Inside the Sibyl’s Cave

Cuma Archaeological Park (Pozzuoli, NA)

One place with deep local ties that I’d recommend is the Cave of the Cumaean Sibyl. According to Virgil, this is where the legendary prophetess lived: this is one of the most important places of worship in the ancient world, along with Delphi and Erythra.

I’ve always imagined this place – a bare tunnel, uninhabited for centuries – and its cult, somewhere between the creases of a Neapolitan, heterodox and pluralist Christianity – as the subterranean path to Neapolitan history and culture, its aura of mysticism, power, its sacred and profane, its majesty and decadence.

Sibyl’s Cave, Cuma Archaeological Park (Pozzuoli, NA)

This place evokes that indelible brand of fatalism of a people resigned to the unstoppable onslaught of events, that alleged atavistic limit of a geographical portion and its inhabitants.
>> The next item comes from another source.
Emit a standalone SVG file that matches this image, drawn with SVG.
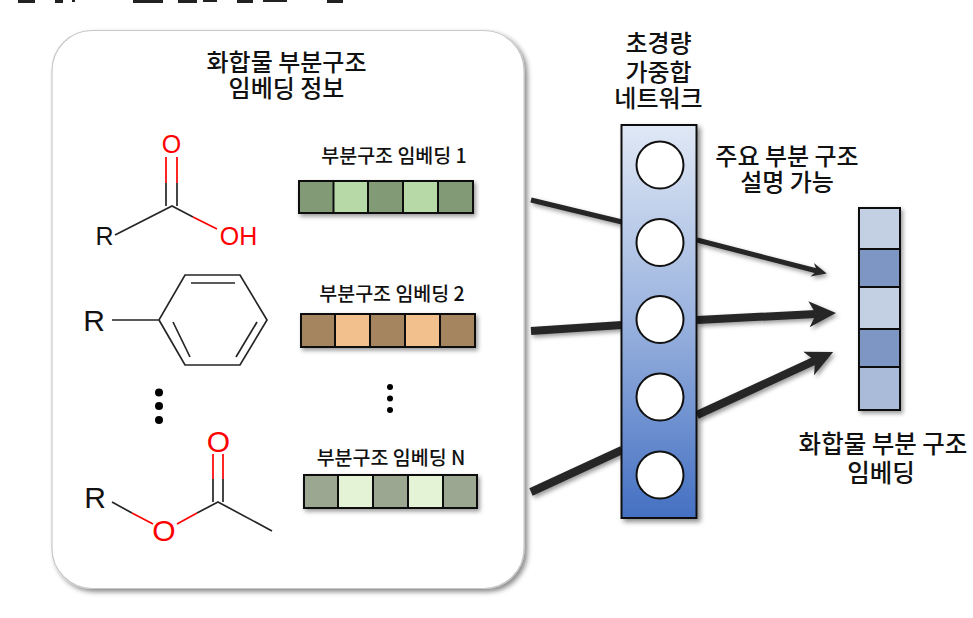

Instead, I’ve always understood this as a mechanism of social functioning, of passive defense, cleverly recycled to absorb the blow of the counter-reformation, colonialism and globalization. The Sibyl’s cave is a fragmentary myth; a cultural assemblage devoted to justifying the city and its culture; its capacity to absorb the blow of colonialism and give it back in its own way in spades.

What always strikes me is how eager the artists are to visit the oracle’s cave, the way their words are charged with energy during their visits to this place. I like to put these experiences down to the cult’s vitality. Even today, it still has the power to validate its city’s culture, history and art.